دانشگاه زاپینزا رم کنفرانسی با عنوان «پیش از باستان شناسی، معنی گذشته در اندیشه اسلامی کلاسیک و پیشا مدرن» را برگزار خواهد کرد. مهلت ارسال مقالات تا ۳۰ سپتامبر تعیین شده است. اطلاعات تکمیلی در اینجا
CALL FOR PAPERS: BEFORE ARCHAELOGY. THE MEANING OF THE PAST IN CLASSICAL AND PRE-MODERN ISLAMIC THOUGHT
The Atlas of the Ancient Near East (AANE) is a research program funded by Sapienza-University of Rome, aimed at the description, display and analysis of Cultural Heritage and Landscapes in the ancient Near East. The project starts with an intensive multidisciplinary surveys and researches on the different natural and cultural landscapes of the ancient Near East and continues with a series of publications regarding the archaeological, historical, epigraphic and linguistic synchronic and diachronic assessment of the main near-eastern geographic macro-areas (Central and Southern Mesopotamia; Northern Mesopotamia and Northern Syria; Syria and Palestine; Iran; Anatolia and Armenia; Arabia and Ethiopia; Egypt and Sudan).
A volume of the AANE project is directed by Leonardo Capezzone, associate professor at Sapienza-University of Rome, for which a call for paper is launched:
BEFORE ARCHAELOGY. THE MEANING OF THE PAST IN CLASSICAL AND PRE-MODERN ISLAMIC THOUGHT
The shocking attacks by the would-be Islamic State (Daesh) on the archaeological heritage in Near East seems to be assumed and perceived as an intrinsic – although disconcerting – “muslim” hostility towards anything belonging to a pre-Islamic past. .
In fact, the use of history and the past - or an idea of the history and of the past - is a constant which can be found each time, in the Islamic world, asserting political power and constructing a cultural narrative, focused on the recovery of the past and on the assumption of its meanings in terms of inheritance, legacy and continuation to be addressed to the territories and to the conquered peoples, were intertwined aspects of an empire ideology. Almost all the great imperial achievements, in the history of Islam, drew a principle of legitimacy by articulating a discourse based on continuity and revival of past glories, from the Abbasids to the Ottoman Empire.
Beyond the political and cultural theme of continuity with the past - the latter seen as an ideal, if static, time of classicism to retrieve – a field of investigation still remains largely unexplored, except for isolated studies dedicated to individual places of particular resonance (e.g. the case of Babylon in the essay by Caroline Janssen, Bābil, the City of Witchcraft and Wine. The Name and Fame of Babylon in Medieval Arabic Geographical Texts, Ghent, Univ. of Ghent, 1995): the different ways by which the past appears in the form of object (the ruins, the monument, the inscription); how it shapes, or is concealed in, the landscape ; how the past and the discovery of the antique (as a form of written knowledge) becomes a substantial tool in order to justify, vindicate, legitimize or confirm the overcoming of Islam as a religion of the Book as well as a political rule; how its presence reveals an intrinsic nature capable to questioning that interacts with the present and calls upon the historian as well any cultural operator to an instance of interpretation. These are just a few examples along which investigation may be carried out, but other approaches are welcomed.

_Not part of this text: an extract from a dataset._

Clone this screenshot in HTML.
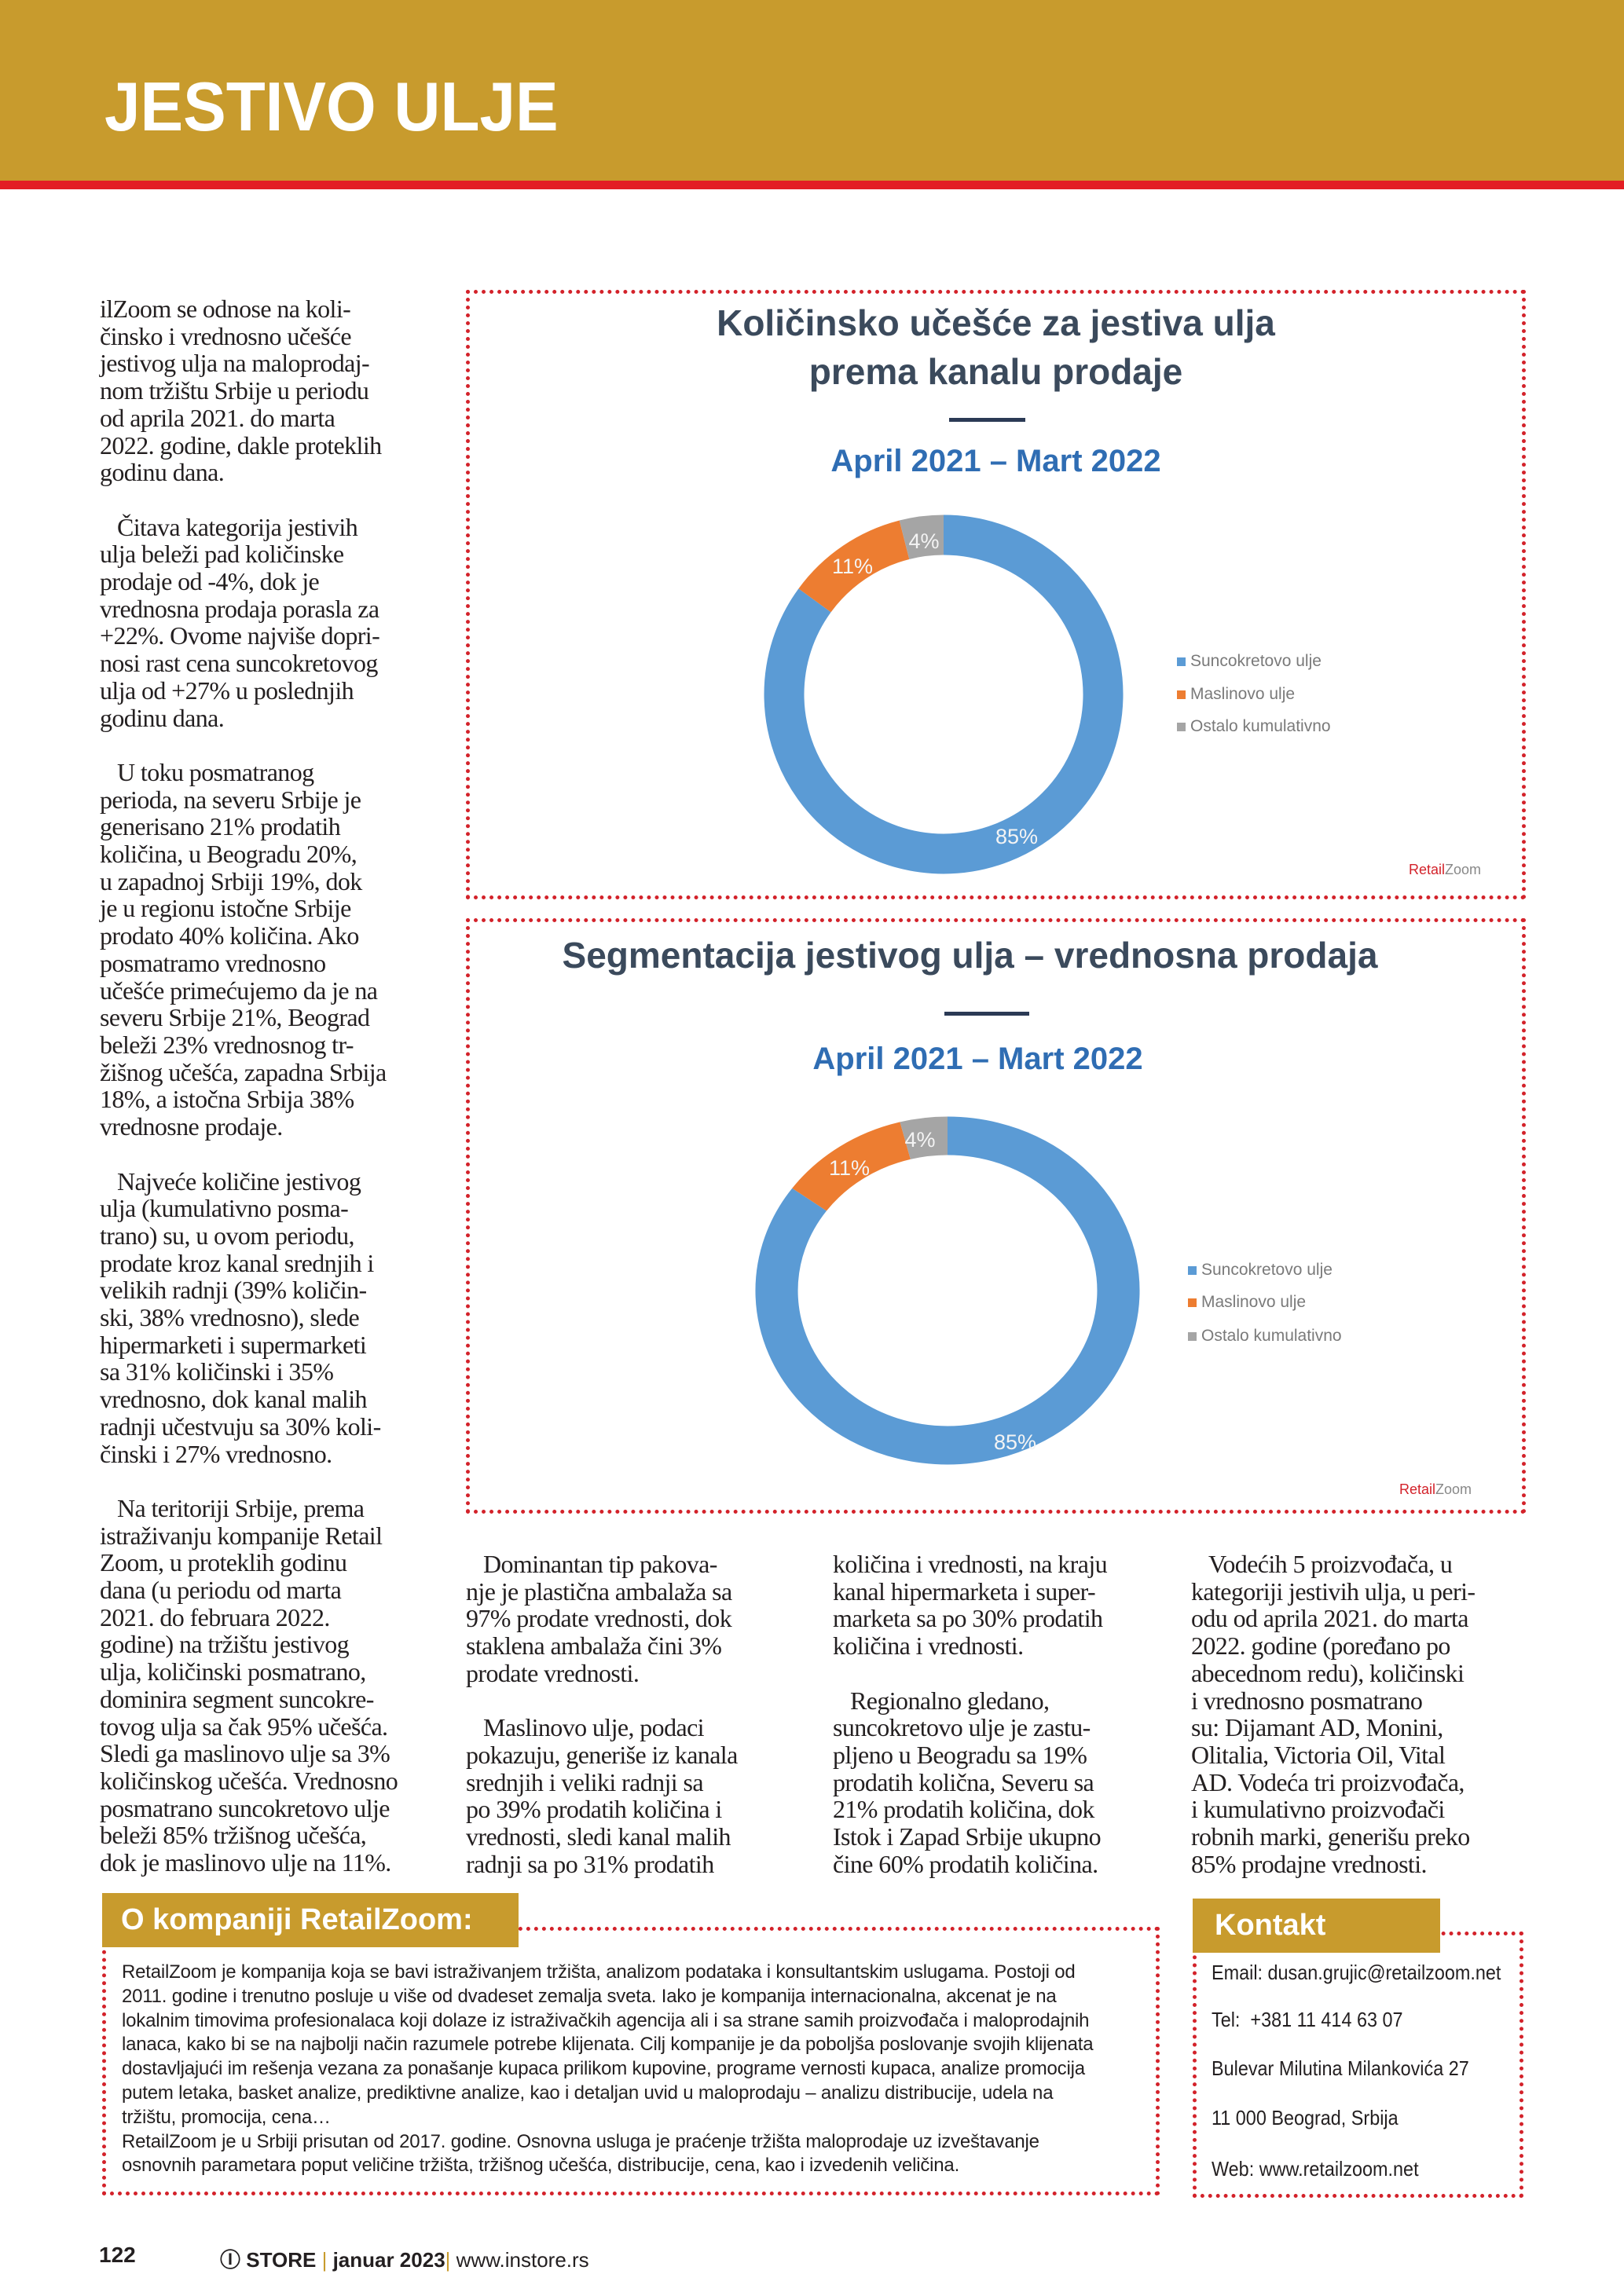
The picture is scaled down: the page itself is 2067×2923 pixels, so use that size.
<!DOCTYPE html>
<html><head><meta charset="utf-8">
<style>
*{margin:0;padding:0;box-sizing:border-box}
body{width:2067px;height:2923px;position:relative;background:#fff;overflow:hidden;font-family:"Liberation Serif",serif;color:#231f20}
.abs{position:absolute}
.col{position:absolute;font-family:"Liberation Serif",serif;font-size:32px;line-height:34.7px;letter-spacing:-0.6px;white-space:nowrap}
.col .i{padding-left:22px}
.dot{position:absolute;border:5px dotted #d3222a}
.sans{font-family:"Liberation Sans Narrow","Liberation Sans",sans-serif}
.ttl{position:absolute;left:593px;width:1349px;text-align:center;font-family:"Liberation Sans Narrow","Liberation Sans",sans-serif;font-weight:bold;color:#3b4a5c}
.about{position:absolute;left:155px;top:2496px;font-family:"Liberation Sans Narrow","Liberation Sans",sans-serif;font-size:24px;line-height:30.8px;white-space:nowrap;color:#231f20;letter-spacing:-0.2px}
.kon{position:absolute;left:1542px;font-family:"Liberation Sans Narrow","Liberation Sans",sans-serif;font-size:26px;white-space:nowrap;transform:scaleX(0.9);transform-origin:0 0}
.leg{position:absolute;font-family:"Liberation Sans Narrow","Liberation Sans",sans-serif;font-size:21px;color:#7a7a7a;white-space:nowrap}
.leg span{display:inline-block;width:11px;height:11px;margin-right:6px;vertical-align:middle}
</style></head><body>

<div class="abs" style="left:0;top:0;width:2067px;height:230px;background:#c89b2d"></div>
<div class="abs" style="left:0;top:230px;width:2067px;height:11px;background:#e31e24"></div>
<div class="abs" style="left:133px;top:86px;font-family:'Liberation Sans',sans-serif;font-weight:bold;font-size:88px;line-height:100px;color:#fff;transform:scaleX(0.93);transform-origin:0 0;white-space:nowrap">JESTIVO ULJE</div>

<div class="col" style="left:127px;top:376px">
<div>ilZoom se odnose na koli-</div>
<div>činsko i vrednosno učešće</div>
<div>jestivog ulja na maloprodaj-</div>
<div>nom tržištu Srbije u periodu</div>
<div>od aprila 2021. do marta</div>
<div>2022. godine, dakle proteklih</div>
<div>godinu dana.</div>
<div>&nbsp;</div>
<div class="i">Čitava kategorija jestivih</div>
<div>ulja beleži pad količinske</div>
<div>prodaje od -4%, dok je</div>
<div>vrednosna prodaja porasla za</div>
<div>+22%. Ovome najviše dopri-</div>
<div>nosi rast cena suncokretovog</div>
<div>ulja od +27% u poslednjih</div>
<div>godinu dana.</div>
<div>&nbsp;</div>
<div class="i">U toku posmatranog</div>
<div>perioda, na severu Srbije je</div>
<div>generisano 21% prodatih</div>
<div>količina, u Beogradu 20%,</div>
<div>u zapadnoj Srbiji 19%, dok</div>
<div>je u regionu istočne Srbije</div>
<div>prodato 40% količina. Ako</div>
<div>posmatramo vrednosno</div>
<div>učešće primećujemo da je na</div>
<div>severu Srbije 21%, Beograd</div>
<div>beleži 23% vrednosnog tr-</div>
<div>žišnog učešća, zapadna Srbija</div>
<div>18%, a istočna Srbija 38%</div>
<div>vrednosne prodaje.</div>
<div>&nbsp;</div>
<div class="i">Najveće količine jestivog</div>
<div>ulja (kumulativno posma-</div>
<div>trano) su, u ovom periodu,</div>
<div>prodate kroz kanal srednjih i</div>
<div>velikih radnji (39% količin-</div>
<div>ski, 38% vrednosno), slede</div>
<div>hipermarketi i supermarketi</div>
<div>sa 31% količinski i 35%</div>
<div>vrednosno, dok kanal malih</div>
<div>radnji učestvuju sa 30% koli-</div>
<div>činski i 27% vrednosno.</div>
<div>&nbsp;</div>
<div class="i">Na teritoriji Srbije, prema</div>
<div>istraživanju kompanije Retail</div>
<div>Zoom, u proteklih godinu</div>
<div>dana (u periodu od marta</div>
<div>2021. do februara 2022.</div>
<div>godine) na tržištu jestivog</div>
<div>ulja, količinski posmatrano,</div>
<div>dominira segment suncokre-</div>
<div>tovog ulja sa čak 95% učešća.</div>
<div>Sledi ga maslinovo ulje sa 3%</div>
<div>količinskog učešća. Vrednosno</div>
<div>posmatrano suncokretovo ulje</div>
<div>beleži 85% tržišnog učešća,</div>
<div>dok je maslinovo ulje na 11%.</div>
</div>

<!-- Chart 1 -->
<div class="dot" style="left:593px;top:369px;width:1349px;height:776px"></div>
<div class="ttl" style="top:380px;font-size:46px;line-height:62px">Količinsko učešće za jestiva ulja<br>prema kanalu prodaje</div>
<div class="abs" style="left:1208px;top:532px;width:97px;height:5px;background:#2b3a55"></div>
<div class="ttl" style="top:560px;font-size:40px;line-height:54px;color:#2f6db3">April 2021 – Mart 2022</div>
<svg class="abs" style="left:0;top:0" width="2067" height="2923">
 <g transform="rotate(-90 1201 884)" fill="none" stroke-width="51">
  <circle cx="1201" cy="884" r="203" stroke="#5b9bd5" stroke-dasharray="1084.2 1275.5"/>
  <circle cx="1201" cy="884" r="203" stroke="#ed7d31" stroke-dasharray="140.3 1275.5" stroke-dashoffset="-1084.2"/>
  <circle cx="1201" cy="884" r="203" stroke="#a5a5a5" stroke-dasharray="51 1275.5" stroke-dashoffset="-1224.5"/>
 </g>
 <g transform="translate(1206 1643) scale(1.104 1) rotate(-90)" fill="none" stroke-width="49">
  <circle cx="0" cy="0" r="197" stroke="#5b9bd5" stroke-dasharray="1052 1237.8"/>
  <circle cx="0" cy="0" r="197" stroke="#ed7d31" stroke-dasharray="136.2 1237.8" stroke-dashoffset="-1052"/>
  <circle cx="0" cy="0" r="197" stroke="#a5a5a5" stroke-dasharray="49.6 1237.8" stroke-dashoffset="-1188.2"/>
 </g>
 <g font-family="Liberation Sans Narrow, Liberation Sans, sans-serif" font-size="27" fill="#f4f4f4" text-anchor="middle">
  <text x="1176" y="698">4%</text><text x="1085" y="730">11%</text><text x="1294" y="1074">85%</text>
  <text x="1171" y="1460">4%</text><text x="1081" y="1496">11%</text><text x="1292" y="1845">85%</text>
 </g>
</svg>
<div class="leg" style="left:1498px;top:830px"><span style="background:#5b9bd5"></span>Suncokretovo ulje</div>
<div class="leg" style="left:1498px;top:872px"><span style="background:#ed7d31"></span>Maslinovo ulje</div>
<div class="leg" style="left:1498px;top:913px"><span style="background:#a5a5a5"></span>Ostalo kumulativno</div>
<div class="abs sans" style="left:1793px;top:1097px;font-size:18px;color:#888"><span style="color:#d3222a">Retail</span>Zoom</div>

<!-- Chart 2 -->
<div class="dot" style="left:593px;top:1169px;width:1349px;height:758px"></div>
<div class="ttl" style="top:1185px;font-size:46px;line-height:62px;left:560px">Segmentacija jestivog ulja – vrednosna prodaja</div>
<div class="abs" style="left:1202px;top:1288px;width:108px;height:5px;background:#2b3a55"></div>
<div class="ttl" style="top:1321px;font-size:40px;line-height:54px;color:#2f6db3;left:570px">April 2021 – Mart 2022</div>
<div class="leg" style="left:1512px;top:1605px"><span style="background:#5b9bd5"></span>Suncokretovo ulje</div>
<div class="leg" style="left:1512px;top:1646px"><span style="background:#ed7d31"></span>Maslinovo ulje</div>
<div class="leg" style="left:1512px;top:1689px"><span style="background:#a5a5a5"></span>Ostalo kumulativno</div>
<div class="abs sans" style="left:1781px;top:1886px;font-size:18px;color:#888"><span style="color:#d3222a">Retail</span>Zoom</div>

<!-- bottom columns -->
<div class="col" style="left:593px;top:1974px">
<div class="i">Dominantan tip pakova-</div>
<div>nje je plastična ambalaža sa</div>
<div>97% prodate vrednosti, dok</div>
<div>staklena ambalaža čini 3%</div>
<div>prodate vrednosti.</div>
<div>&nbsp;</div>
<div class="i">Maslinovo ulje, podaci</div>
<div>pokazuju, generiše iz kanala</div>
<div>srednjih i veliki radnji sa</div>
<div>po 39% prodatih količina i</div>
<div>vrednosti, sledi kanal malih</div>
<div>radnji sa po 31% prodatih</div>
</div>
<div class="col" style="left:1060px;top:1974px">
<div>količina i vrednosti, na kraju</div>
<div>kanal hipermarketa i super-</div>
<div>marketa sa po 30% prodatih</div>
<div>količina i vrednosti.</div>
<div>&nbsp;</div>
<div class="i">Regionalno gledano,</div>
<div>suncokretovo ulje je zastu-</div>
<div>pljeno u Beogradu sa 19%</div>
<div>prodatih količna, Severu sa</div>
<div>21% prodatih količina, dok</div>
<div>Istok i Zapad Srbije ukupno</div>
<div>čine 60% prodatih količina.</div>
</div>
<div class="col" style="left:1516px;top:1974px">
<div class="i">Vodećih 5 proizvođača, u</div>
<div>kategoriji jestivih ulja, u peri-</div>
<div>odu od aprila 2021. do marta</div>
<div>2022. godine (poređano po</div>
<div>abecednom redu), količinski</div>
<div>i vrednosno posmatrano</div>
<div>su: Dijamant AD, Monini,</div>
<div>Olitalia, Victoria Oil, Vital</div>
<div>AD. Vodeća tri proizvođača,</div>
<div>i kumulativno proizvođači</div>
<div>robnih marki, generišu preko</div>
<div>85% prodajne vrednosti.</div>
</div>

<!-- About -->
<div class="dot" style="left:130px;top:2453px;width:1346px;height:342px"></div>
<div class="abs sans" style="left:130px;top:2410px;width:530px;height:69px;background:#c89b2d;color:#fff;font-weight:bold;font-size:38px;line-height:69px;padding-left:24px;white-space:nowrap">O kompaniji RetailZoom:</div>
<div class="about">
<div>RetailZoom je kompanija koja se bavi istraživanjem tržišta, analizom podataka i konsultantskim uslugama. Postoji od</div>
<div>2011. godine i trenutno posluje u više od dvadeset zemalja sveta. Iako je kompanija internacionalna, akcenat je na</div>
<div>lokalnim timovima profesionalaca koji dolaze iz istraživačkih agencija ali i sa strane samih proizvođača i maloprodajnih</div>
<div>lanaca, kako bi se na najbolji način razumele potrebe klijenata. Cilj kompanije je da poboljša poslovanje svojih klijenata</div>
<div>dostavljajući im rešenja vezana za ponašanje kupaca prilikom kupovine, programe vernosti kupaca, analize promocija</div>
<div>putem letaka, basket analize, prediktivne analize, kao i detaljan uvid u maloprodaju – analizu distribucije, udela na</div>
<div>tržištu, promocija, cena…</div>
<div>RetailZoom je u Srbiji prisutan od 2017. godine. Osnovna usluga je praćenje tržišta maloprodaje uz izveštavanje</div>
<div>osnovnih parametara poput veličine tržišta, tržišnog učešća, distribucije, cena, kao i izvedenih veličina.</div>
</div>

<!-- Kontakt -->
<div class="dot" style="left:1518px;top:2459px;width:421px;height:339px"></div>
<div class="abs sans" style="left:1518px;top:2417px;width:315px;height:69px;background:#c89b2d;color:#fff;font-weight:bold;font-size:38px;line-height:69px;padding-left:28px">Kontakt</div>
<div class="kon" style="top:2496px">Email: dusan.grujic@retailzoom.net</div>
<div class="kon" style="top:2556px">Tel:&nbsp; +381 11 414 63 07</div>
<div class="kon" style="top:2618px">Bulevar Milutina Milankovića 27</div>
<div class="kon" style="top:2681px">11 000 Beograd, Srbija</div>
<div class="kon" style="top:2746px">Web: www.retailzoom.net</div>

<!-- footer -->
<div class="abs sans" style="left:126px;top:2855px;font-size:28px;font-weight:bold;white-space:nowrap">122</div>
<div class="abs sans" style="left:280px;top:2857px;font-size:26px;white-space:nowrap"><b>Ⓘ STORE</b> <span style="color:#c89b2d">|</span> <b>januar 2023</b><span style="color:#c89b2d">|</span> www.instore.rs</div>

</body></html>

The volume aims at sampling the multifaceted modalities with which classical and pre-modern Islamic thought has imagined and narrated the past, developing from different points of view – literary, historical, philological, political, religious, or at the level of collective imagination – an intellectual and interpretive attitude to the past, and articulating a complex discourse on antiquity, its memory and its persistence in the cultural and geographical spaces of the Muslim Near East.
The volume will be published by an academic publisher of Sapienza-University of Rome by the year 2020. Contributions will be submitted to a double blind review.
Authors should send a 300-word proposal, along with a short CV, to leonardo.capezzone@uniroma1.it by September 30th, 2017.
The proposals will be reviewed over the following month. The deadline for submitting papers (in English, not exceeding 8 000 words) is September 10th, 2018.